I was handed a loaner guitar and the issues went away.

This morning, I plugged my #1 into my amp at home and it sounded just like I'd expect.

I honestly have only the slightest idea as to what went on. I've had problems at that venue before, and the problems I've had with buzz there, I've had nowhere else. Then again, I'm normally either into the DI at church or my amp at home (or elsewhere).
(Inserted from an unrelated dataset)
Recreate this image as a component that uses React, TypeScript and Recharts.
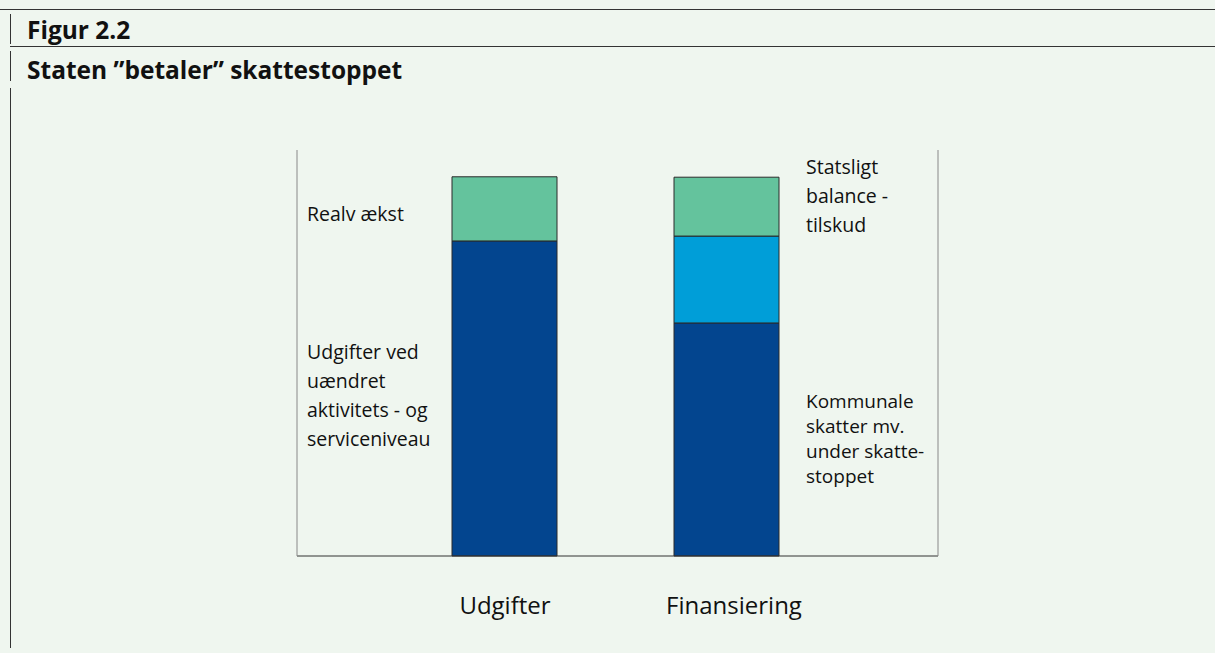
import React from "react";
import { BarChart, Bar, XAxis, YAxis, LabelList } from "recharts";

const categories = ["Udgifter", "Finansiering"];
const kommunaleSkatter = [77.6, 57.4];
const bloktilskud = [0, 21.4];
const balancetilskud = [15.8, 14.5];

const baseLabels = [
  ["Udgifter ved", "uændret", "aktivitets  - og", "serviceniveau"],
  ["Kommunale", "skatter mv.", "under skatte-", "stoppet"],
];
const blokLabels = [[], ["Statsligt", "bloktilskud"]];
const balanceLabels = [["Realv ækst"], ["Statsligt", "balance -", "tilskud"]];

const data = categories.map((name, i) => ({
  name,
  base: kommunaleSkatter[i],
  blok: bloktilskud[i],
  balance: balancetilskud[i],
}));

const FONT = "'Open Sans', 'DejaVu Sans', sans-serif";
const BG = "#eff6ef";

// label placement tweaks (shift of text block vs segment centre, line height)
const makeLabel =
  (lines: string[][], shift: number[], lineH: number[], size: number[]) =>
  (props: any) => {
    const { x, y, width, height, index } = props;
    const ls = lines[index];
    if (!ls || !ls.length) return null;
    const top = height < 0 ? y + height : y;
    const h = Math.abs(height);
    const tx = index === 0 ? x - 145 : x + width + 27;
    const cy = top + h / 2 + shift[index];
    const y0 = cy - ((ls.length - 1) * lineH[index]) / 2;
    return (
      <text fontFamily={FONT} fontSize={size[index]} fill="#111">
        {ls.map((l, i) => (
          <tspan key={i} x={tx} y={y0 + i * lineH[index]} dominantBaseline="central">
            {l}
          </tspan>
        ))}
      </text>
    );
  };

const XTick = (props: any) => {
  const { x, y, payload, index } = props;
  return (
    <text x={x + (index === 1 ? 8 : 1)} y={y + 48} textAnchor="middle" dominantBaseline="central" fontFamily={FONT} fontSize={24} fill="#111">
      {payload.value}
    </text>
  );
};

export default function App() {
  return (
    <div style={{ position: "absolute", left: 0, top: 0, width: 1215, height: 653, background: BG, overflow: "hidden" }}>
      <div style={{ position: "absolute", left: 0, top: 9, width: 1215, height: 1, background: "#333" }} />
      <div style={{ position: "absolute", left: 10, top: 46, width: 1205, height: 1, background: "#333" }} />
      <div style={{ position: "absolute", left: 10, top: 14, width: 1, height: 30, background: "#333" }} />
      <div style={{ position: "absolute", left: 10, top: 51, width: 1, height: 30, background: "#333" }} />
      <div style={{ position: "absolute", left: 10, top: 88, width: 1, height: 560, background: "#333" }} />
      <div style={{ position: "absolute", left: 27, top: 14, fontFamily: FONT, fontWeight: 700, fontSize: 24.5, lineHeight: "32px", color: "#111" }}>
        Figur 2.2
      </div>
      <div style={{ position: "absolute", left: 27, top: 54, fontFamily: FONT, fontWeight: 700, fontSize: 24.5, lineHeight: "32px", color: "#111" }}>
        Staten ”betaler” skattestoppet
      </div>
      <div style={{ position: "absolute", left: 0, top: 0 }}>
        <BarChart
          width={1215}
          height={653}
          data={data}
          margin={{ top: 150, right: 276, bottom: 37, left: 296 }}
          barSize={105}
        >
          <XAxis
            dataKey="name"
            axisLine={{ stroke: "#333" }}
            tickLine={false}
            tickSize={0}
            tickMargin={0}
            height={60}
            padding={{ left: 96, right: 101 }}
            tick={<XTick />}
          />
          <YAxis yAxisId="l" width={1} domain={[0, 100]} tick={false} tickLine={false} axisLine={{ stroke: "#888" }} />
          <YAxis yAxisId="r" orientation="right" width={1} domain={[0, 100]} tick={false} tickLine={false} axisLine={{ stroke: "#888" }} />
          <Bar yAxisId="l" dataKey="base" stackId="a" fill="#03458f" stroke="#2b2b2b" strokeWidth={1} isAnimationActive={false}>
            <LabelList dataKey="base" content={makeLabel(baseLabels, [-3, -1], [29, 25], [19.5, 19])} />
          </Bar>
          <Bar yAxisId="l" dataKey="blok" stackId="a" fill="#009ed8" stroke="#2b2b2b" strokeWidth={1} isAnimationActive={false}>
            <LabelList dataKey="blok" content={makeLabel(blokLabels, [0, 29], [29, 29], [19.5, 19.5])} />
          </Bar>
          <Bar yAxisId="l" dataKey="balance" stackId="a" fill="#64c39d" stroke="#2b2b2b" strokeWidth={1} isAnimationActive={false}>
            <LabelList dataKey="balance" content={makeLabel(balanceLabels, [5, -11], [29, 29], [19.5, 19.5])} />
          </Bar>
        </BarChart>
      </div>
    </div>
  );
}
My thoughts about the fix include:
  • taking the #1 to the shop and see if my rewiring is problematic
  • moving up to the next level for patch cables
  • going from a 1Spot to a Voodoo Labs Pedal Power or the like
  • finding a means to have a special ground for my gear
I'm in a confused state on the issue, and will have to plug things in and try things out to try to solve things. Any comments or suggestions?

4 comments:

Jack said...

Hey Dave, I don't know what you are using for an amp but, I've experienced some strange stuff using tube amps in rooms that are susceptible to voltage spikes and, even more so, voltage drops...situations where I go through every cable and pedal then, have no problem in the next place.

bassedout said...

If the problems went away by changing guitars that seems to answer the question of where the noise is coming from. I'd start by checking all the ground connections in the guitar. Sometimes the output jack gets worn or "sprung" with age and doesn't make good contact with the tip on the cable. Look for bad solder joints and make sure the strings / bridge are properly grounded.

Dave Jacob said...

Good call, bass. I'm sure it's a cumulative effect -- it sounds fine when I plug it in to my amp, so the venue is part of the issue -- but I am planning on taking it to a trusted local repair shop soon.

Dave Jacob said...

Jack, I'm fairly sure that the venue is all analog from the DI to the speakers, but I could be wrong.